Mussolini death trial bid scotched

| Fri, 04/11/2008 - 03:34

A bid by Mussolini's grandson to get a judicial ruling on the execution of Il Duce in 1945 was rejected by Italy's highest appeals court on Thursday.

The Cassation Court said there was no reason to open a fresh probe into the dictator's shooting.

It declared an appeal by Il Duce's grandson Guido ''inadmissible''.

Guido, the 69-year-old son of the Fascist dictator's son Vittorio, saw his original bid to reopen the case turned down in October by a judge in Como, the northern lakeside city which is near the village where Mussolini was shot by partisans.

Guido's lawyers contested the judge's ruling that the slaying is covered by Italy's statute of limitations, saying ''it wasn't an ordinary homicide but the killing of a head of state in violation of laws covering prisoners of war''.
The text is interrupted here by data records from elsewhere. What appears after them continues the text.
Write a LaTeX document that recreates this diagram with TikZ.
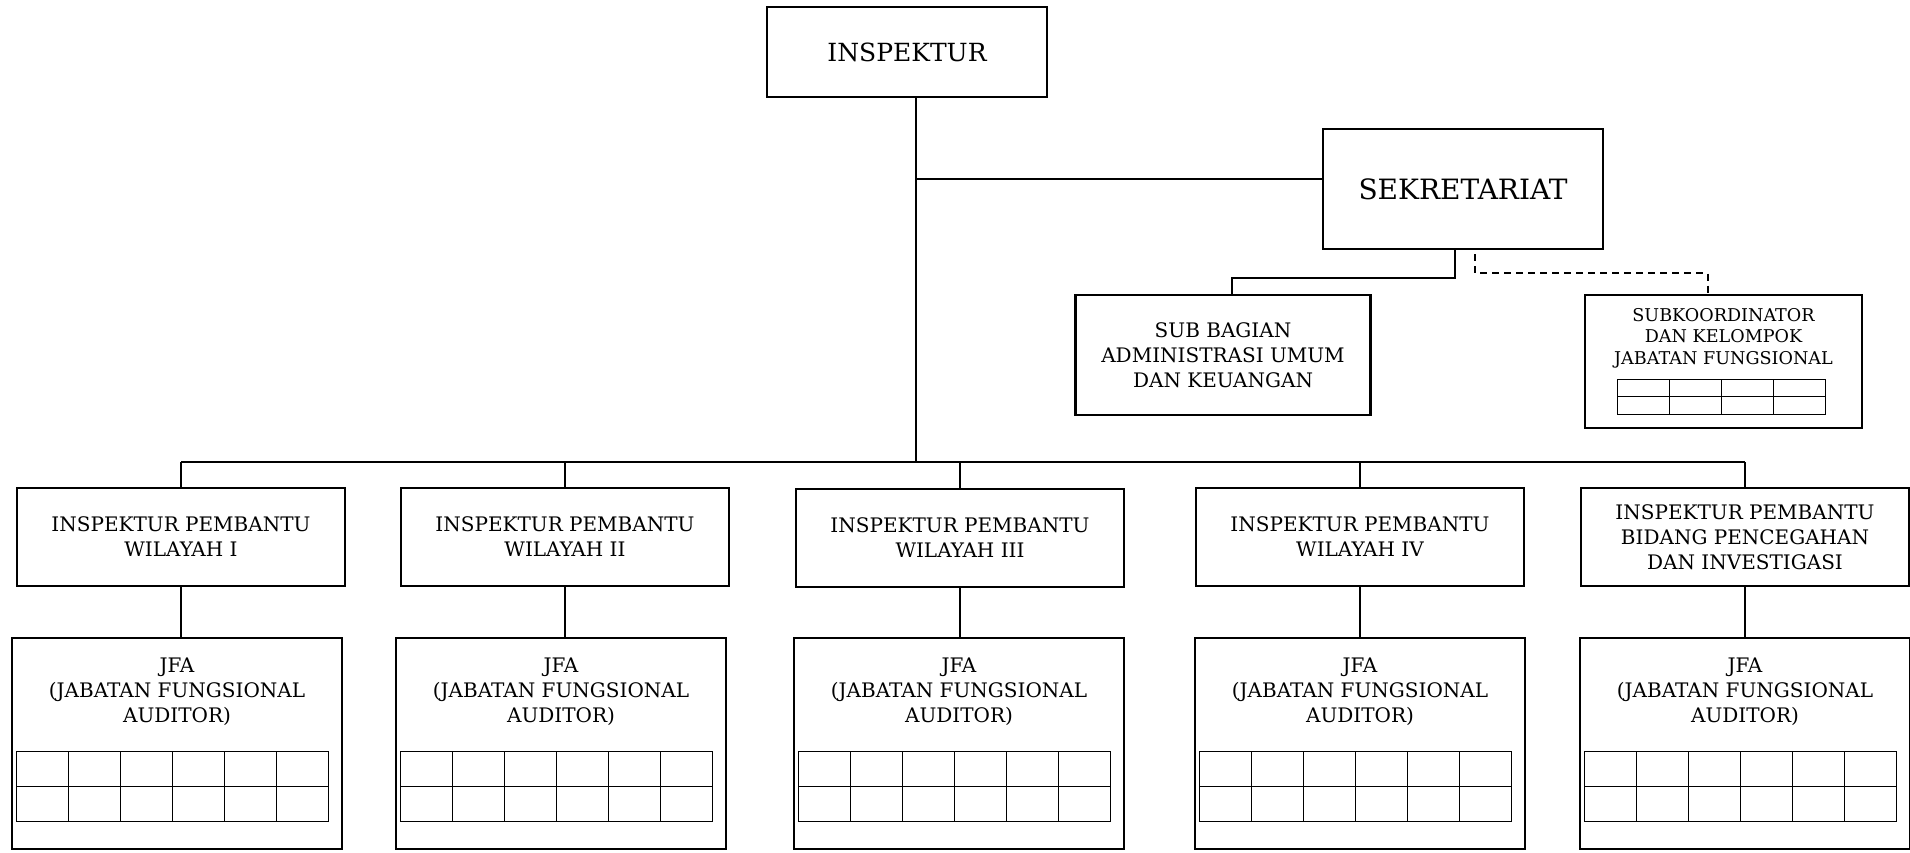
\documentclass[tikz,border=0pt]{standalone}
\usepackage{fontspec}
\setmainfont{DejaVu Serif}
\usetikzlibrary{positioning}

\begin{document}
\begin{tikzpicture}[x=0.5pt, y=-0.5pt,
    every node/.style={font=\fontsize{10}{12.5}\selectfont},
    kotak/.style={draw, line width=1.2pt, align=center, inner sep=0pt},
    garis/.style={line width=1pt},
    tabel/.style={line width=0.6pt}]

  \useasboundingbox (0,0) rectangle (1910,852);

  % Inspektur
  \node[kotak, minimum width=140pt, minimum height=45pt, font=\fontsize{12.5}{14}\selectfont] (insp) at (907,52) {INSPEKTUR};
  \coordinate (batang) at (916,462);
  \coordinate (cabang) at (916,179);
  \draw[garis] (insp.south -| batang) -- (batang);

  % Sekretariat
  \node[kotak, minimum width=140pt, minimum height=60pt, font=\fontsize{14}{16}\selectfont] (sek) at (1463,189) {SEKRETARIAT};
  \draw[garis] (cabang) -- (cabang -| sek.west);

  % Sub bagian administrasi umum dan keuangan
  \node[kotak, minimum width=147.5pt, minimum height=60pt] (subbag) at (1223,355) {SUB BAGIAN\\ADMINISTRASI UMUM\\DAN KEUANGAN};
  \draw[garis] ([xshift=-4pt]sek.south) -- ++(0,28) -| ([xshift=4.5pt]subbag.north);

  % Subkoordinator dan kelompok jabatan fungsional
  \node[kotak, minimum width=138.5pt, minimum height=66.5pt] (subkoor) at (1723.5,361.5) {};
  \node[font=\fontsize{8.8}{10.8}\selectfont, align=center, inner sep=0pt, below=7pt of subkoor.north] (tsubkoor) {SUBKOORDINATOR\\DAN KELOMPOK\\JABATAN FUNGSIONAL};
  \draw[garis, dash pattern=on 3.5pt off 2.5pt] ([xshift=6pt]sek.south) ++(0,4) -- ++(0,19) -| ([xshift=-8pt]subkoor.north);
  \begin{scope}[shift={(subkoor.south west)}]
    \draw[tabel] (34,-15) rectangle (242,-50);
    \draw[tabel] (34,-32.5) -- (242,-32.5);
    \foreach \k in {1,2,3} \draw[tabel] (34+52*\k,-15) -- (34+52*\k,-50);
  \end{scope}

  % Inspektur pembantu
  \node[kotak, minimum width=164pt, minimum height=49pt] (ip1) at (181,537) {INSPEKTUR PEMBANTU\\WILAYAH I};
  \node[kotak, minimum width=164pt, minimum height=49pt] (ip2) at (565,537) {INSPEKTUR PEMBANTU\\WILAYAH II};
  \node[kotak, minimum width=164pt, minimum height=49pt] (ip3) at (960,538) {INSPEKTUR PEMBANTU\\WILAYAH III};
  \node[kotak, minimum width=164pt, minimum height=49pt] (ip4) at (1360,537) {INSPEKTUR PEMBANTU\\WILAYAH IV};
  \node[kotak, minimum width=164pt, minimum height=49pt] (ip5) at (1745,537) {INSPEKTUR PEMBANTU\\BIDANG PENCEGAHAN\\DAN INVESTIGASI};
  \draw[garis] (ip1.north |- batang) -- (ip5.north |- batang);

  % JFA
  \node[kotak, minimum width=165pt, minimum height=105.5pt] (jfa1) at (177,743.5) {};
  \node[kotak, minimum width=165pt, minimum height=105.5pt] (jfa2) at (561,743.5) {};
  \node[kotak, minimum width=165pt, minimum height=105.5pt] (jfa3) at (959,743.5) {};
  \node[kotak, minimum width=165pt, minimum height=105.5pt] (jfa4) at (1360,743.5) {};
  \node[kotak, minimum width=165pt, minimum height=105.5pt] (jfa5) at (1745,743.5) {};

  \foreach \i in {1,...,5}{
    \draw[garis] (ip\i.north |- batang) -- (ip\i.north);
    \draw[garis] (ip\i.south) -- (ip\i.south |- jfa\i.north);
    \node[align=center, inner sep=0pt, below=10.5pt of jfa\i.north] (tjfa\i) {JFA\\(JABATAN FUNGSIONAL\\AUDITOR)};
    \begin{scope}[shift={(jfa\i.south west)}]
      \draw[tabel] (6,-29) rectangle (318,-99);
      \draw[tabel] (6,-64) -- (318,-64);
      \foreach \k in {1,...,5} \draw[tabel] (6+52*\k,-29) -- (6+52*\k,-99);
    \end{scope}
  }

\end{tikzpicture}
\end{document}
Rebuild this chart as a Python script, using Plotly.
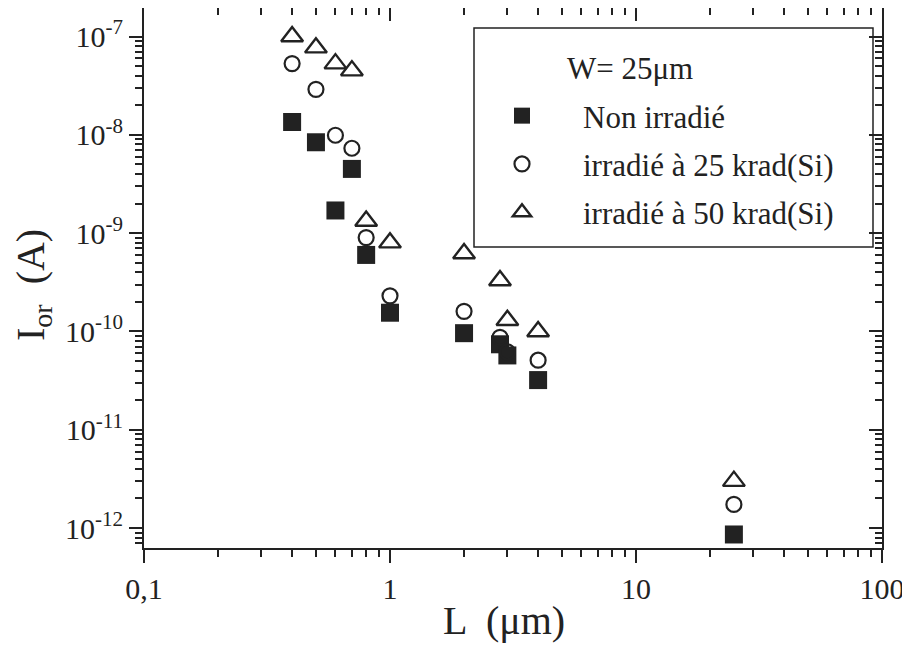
import plotly.graph_objects as go

# Data
L_non = [0.4, 0.5, 0.6, 0.7, 0.8, 1.0, 2.0, 2.8, 3.0, 4.0, 25.0]
I_non = [1.35e-8, 8.4e-9, 1.7e-9, 4.5e-9, 6.0e-10, 1.55e-10, 9.6e-11, 7.4e-11, 5.7e-11, 3.2e-11, 8.6e-13]

L_25 = [0.4, 0.5, 0.6, 0.7, 0.8, 1.0, 2.0, 2.8, 3.0, 4.0, 25.0]
I_25 = [5.3e-8, 2.9e-8, 9.9e-9, 7.3e-9, 9.0e-10, 2.3e-10, 1.6e-10, 8.7e-11, 6.2e-11, 5.1e-11, 1.74e-12]

L_50 = [0.4, 0.5, 0.6, 0.7, 0.8, 1.0, 2.0, 2.8, 3.0, 4.0, 25.0]
I_50 = [1.0e-7, 7.7e-8, 5.3e-8, 4.5e-8, 1.33e-9, 8.0e-10, 6.2e-10, 3.3e-10, 1.3e-10, 1.0e-10, 3.0e-12]

x_tickvals = [0.1, 1, 10, 100]
x_ticktext = ["0,1", "1", "10", "100"]
y_tickvals = [1e-12, 1e-11, 1e-10, 1e-9, 1e-8, 1e-7]
y_ticktext = ["10<sup>-12</sup>", "10<sup>-11</sup>", "10<sup>-10</sup>",
              "10<sup>-9</sup>", "10<sup>-8</sup>", "10<sup>-7</sup>"]

legend_title = "W= 25μm"
names = ["Non irradié", "irradié à 25 krad(Si)", "irradié à 50 krad(Si)"]
x_title = "L  (μm)"
y_title = "I<sub>or</sub>  (A)"

INK = "#222222"
FONT = "Liberation Serif"

x_minor = [m * 10 ** e for e in (-1, 0, 1) for m in range(2, 10)]
y_minor = [m * 10 ** e for e in range(-13, -6) for m in range(2, 10)]

xr = [-1, 2]
yr = [-12.203, -6.71]

# The page body adds an 8 px offset; the figure is sized to fit the window.
OFF = 8
FW, FH = 910 - OFF, 646 - OFF
L_PX, R_PX, T_PX, B_PX = 136, 28, 0, 98
PW = FW - L_PX - R_PX
PH = FH - T_PX - B_PX


def px_x(sx):
    return (sx - OFF - L_PX) / PW


def px_y(sy):
    return (FH - B_PX - (sy - OFF)) / PH


fig = go.Figure()
fig.add_trace(go.Scatter(x=L_non, y=I_non, mode="markers", name=names[0], legendgroup="a",
                         marker=dict(symbol="square", size=18, color=INK,
                                     line=dict(width=0))))
fig.add_trace(go.Scatter(x=L_25, y=I_25, mode="markers", name=names[1], legendgroup="b",
                         marker=dict(symbol="circle-open", size=15, color=INK,
                                     line=dict(width=2.2, color=INK))))
fig.add_trace(go.Scatter(x=L_50, y=I_50, mode="markers", name=names[2], legendgroup="c",
                         marker=dict(symbol="triangle-up-open", size=19, color=INK,
                                     line=dict(width=2.4, color=INK))))
# invisible trace to anchor mirrored axes (inside ticks on top and right)
fig.add_trace(go.Scatter(x=[L_non[0]], y=[I_non[0]], xaxis="x2", yaxis="y2", mode="markers",
                         marker=dict(opacity=0), showlegend=False, hoverinfo="skip"))

axis_common = dict(type="log", showgrid=False, zeroline=False, showline=True, automargin=False,
                   linecolor=INK, linewidth=2, tickcolor=INK, tickwidth=2)
TICKFONT = dict(size=30, family=FONT, color=INK)

fig.update_layout(
    width=FW, height=FH,
    margin=dict(l=L_PX, r=R_PX, t=T_PX, b=B_PX, autoexpand=False),
    paper_bgcolor="white", plot_bgcolor="white",
    font=dict(family=FONT, color=INK, size=30),
    showlegend=True,
    xaxis=dict(**axis_common, range=xr, tickmode="array", tickvals=x_tickvals, ticktext=x_ticktext,
               ticks="outside", ticklen=13, ticklabeloverflow="allow",
               minor=dict(tickmode="array", tickvals=x_minor, ticks="outside", ticklen=7,
                          tickcolor=INK, tickwidth=2),
               tickfont=TICKFONT),
    yaxis=dict(**axis_common, range=yr, tickmode="array", tickvals=y_tickvals, ticktext=y_ticktext,
               ticks="outside", ticklen=13, ticklabeloverflow="allow",
               minor=dict(tickmode="array", tickvals=y_minor, ticks="outside", ticklen=7,
                          tickcolor=INK, tickwidth=2),
               tickfont=TICKFONT),
    xaxis2=dict(**axis_common, range=xr, overlaying="x", side="top", anchor="y2",
                tickmode="array", tickvals=x_tickvals, showticklabels=False,
                ticks="inside", ticklen=13,
                minor=dict(tickmode="array", tickvals=x_minor, ticks="inside", ticklen=7,
                           tickcolor=INK, tickwidth=2)),
    yaxis2=dict(**axis_common, range=yr, overlaying="y", side="right", anchor="x2",
                tickmode="array", tickvals=y_tickvals, showticklabels=False,
                ticks="inside", ticklen=13,
                minor=dict(tickmode="array", tickvals=y_minor, ticks="inside", ticklen=7,
                           tickcolor=INK, tickwidth=2)),
    legend=dict(x=px_x(461), y=px_y(89), xanchor="left", yanchor="top",
                bgcolor="rgba(0,0,0,0)", borderwidth=0,
                font=dict(size=31, family=FONT, color=INK),
                tracegroupgap=5, itemwidth=112),
    shapes=[dict(type="rect", xref="paper", yref="paper",
                 x0=px_x(474), x1=px_x(873), y0=px_y(247), y1=px_y(28),
                 line=dict(color=INK, width=1.5), fillcolor="rgba(0,0,0,0)")],
    annotations=[
        dict(text=legend_title, xref="paper", yref="paper", x=px_x(630), y=px_y(68),
             xanchor="center", yanchor="middle", showarrow=False,
             font=dict(size=31, family=FONT, color=INK)),
        dict(text=x_title, xref="paper", yref="paper", x=px_x(504), y=px_y(620),
             xanchor="center", yanchor="middle", showarrow=False, borderpad=0,
             font=dict(size=40, family=FONT, color=INK)),
        dict(text=y_title, xref="paper", yref="paper", x=px_x(33), y=px_y(285),
             xanchor="center", yanchor="middle", showarrow=False, textangle=-90, borderpad=0,
             font=dict(size=40, family=FONT, color=INK)),
    ],
)

fig.write_html("out.html")
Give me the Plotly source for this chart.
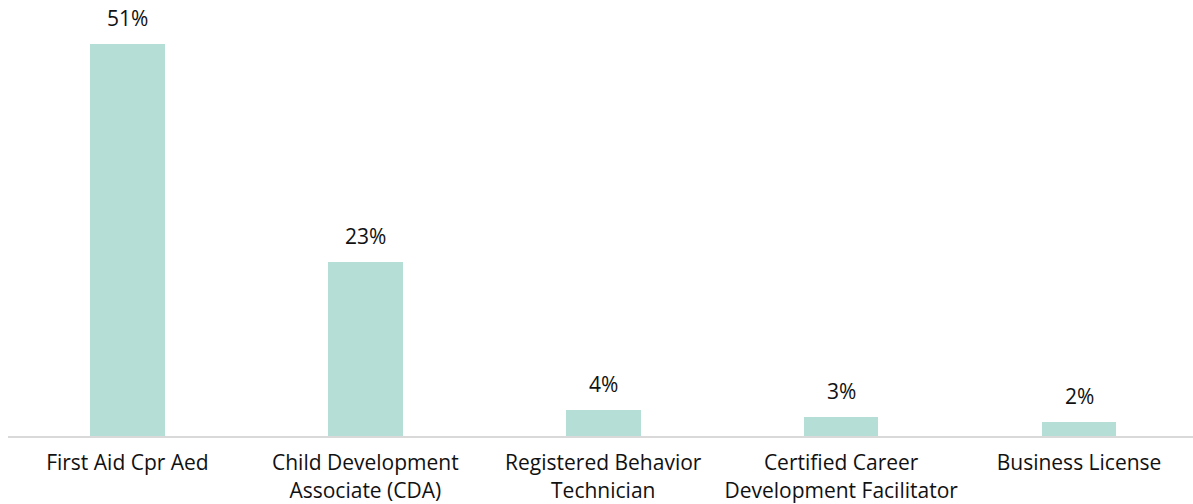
import plotly.graph_objects as go

categories = ["First Aid Cpr Aed", "Child Development<br>Associate (CDA)",
              "Registered Behavior<br>Technician", "Certified Career<br>Development Facilitator",
              "Business License"]
values = [51.0, 22.6, 3.45, 2.5, 1.8]
labels = ["51%", "23%", "4%", "3%", "2%"]

FONT = "Open Sans, Lato, sans-serif"
xs = list(range(len(categories)))

fig = go.Figure()
fig.add_trace(go.Bar(x=xs, y=values, width=0.314, marker=dict(color="#b5ded6", line=dict(width=0)),
                     hoverinfo="skip"))
for x, v, t in zip(xs, values, labels):
    fig.add_annotation(x=x, y=v, text=t, showarrow=False, yanchor="bottom", yshift=10,
                       font=dict(family=FONT, size=21, color="#111111"))

fig.update_layout(
    width=1193, height=504, margin=dict(l=8, r=0, t=0, b=68),
    paper_bgcolor="white", plot_bgcolor="white", showlegend=False,
    bargap=0,
    xaxis=dict(tickmode="array", tickvals=xs, ticktext=categories, range=[-0.502, 4.479],
               showline=True, linecolor="#d9d9d9", linewidth=2, showgrid=False, zeroline=False,
               ticks="", ticklabelstandoff=7, automargin=False,
               tickfont=dict(family=FONT, size=21, color="#111111")),
    yaxis=dict(range=[0, 56.77], visible=False, showgrid=False, zeroline=False),
)
fig.write_html("out.html", config={"displayModeBar": False},
               post_script="document.body.style.margin='0';document.body.style.overflow='hidden';")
Despite the ruling, the lawyers vowed to press on.

''We are entitled to ask for the case to be reopened if fresh evidence emerges,'' they said.

Guido believes there is footage of the execution in a private archive in Washington.

The dictator's grandson started his legal bid in 2006 to establish ''by judicial means, and therefore definitively'' the cause of his grandfather's death.

Guido Mussolini's initiative has aroused opposition within the family, especially from hard-right MP Alessandra Mussolini, who is the daughter of Il Duce's other son Romano.

She said her grandfather should be ''left in peace''.

The circumstances of Mussolini's death have been the subject of much debate, with different historians and political groups giving slightly varying accounts.

Il Duce was arrested near the village of Dongo, not far from Como, on April 27, 1945, as he tried to escape to Switzerland.

An Italian resistance fighter recognised him among a truckload of retreating German soldiers even though he had disguised himself by putting on a German army uniform.

According to the standard historical reconstruction, Mussolini was executed on April 28 by order of the National Liberation Committee, a sort of 'government' of the Resistance movement.

Guido Mussolini says this decision was ''unlawful'' and that his grandfather should have been handed over to national or international courts.

Some historians appear to agree, saying the leftwing partisans who captured the fleeing dictator had taken the law into their own hands, killing him immediately in order to avoid having to negotiate with allies and foreign powers over his fate.

In a declaration released when he began his battle, Guido Mussolini said he wanted to know ''how, when, why and by whom Benito Mussolini was killed''.

''I have no desire for vengeance. I just want to know the truth about a case which, in the version given by official history books, seems ridiculous'', he said.

Doubts linger over who carried out the execution and the exact sequence of events after the capture. It has also been suggested that foreign secret agents might have been involved, although no evidence for this has emerged.

The grandson's lawyer Luciano Randazzo said that no proper judicial enquiry had ever been carried out into the death of Mussolini.

''Historians have put forward 19 different versions of the events but there has been no judicial enquiry to establish the truth'', he said.

After his execution, Mussolini's body, along with that of his lover Claretta Petacci and a few other officers, were taken to Milan on April 29 and hung upside down from the roof of a petrol station.

But the dictator's ghost refuses to lie down. There was an outcry in September when ex-premier Massimo D'Alema, currently Italy's outgoing foreign minister, said Mussolini should have been given a Nuremberg-style trial rather than being summarily executed.

''A trial would have been fairer,'' Massimo D'Alema told the Panorama news weekly.

An international tribunal like those held for Nazi war crimes in the German city at the end of the war ''would have permitted the reconstruction of a piece of Italian history,'' D'Alema said.

Mussolini was buried in Predappio, the town in northern Italy where he was born in 1883. Every year his tomb attracts hundreds of visitors.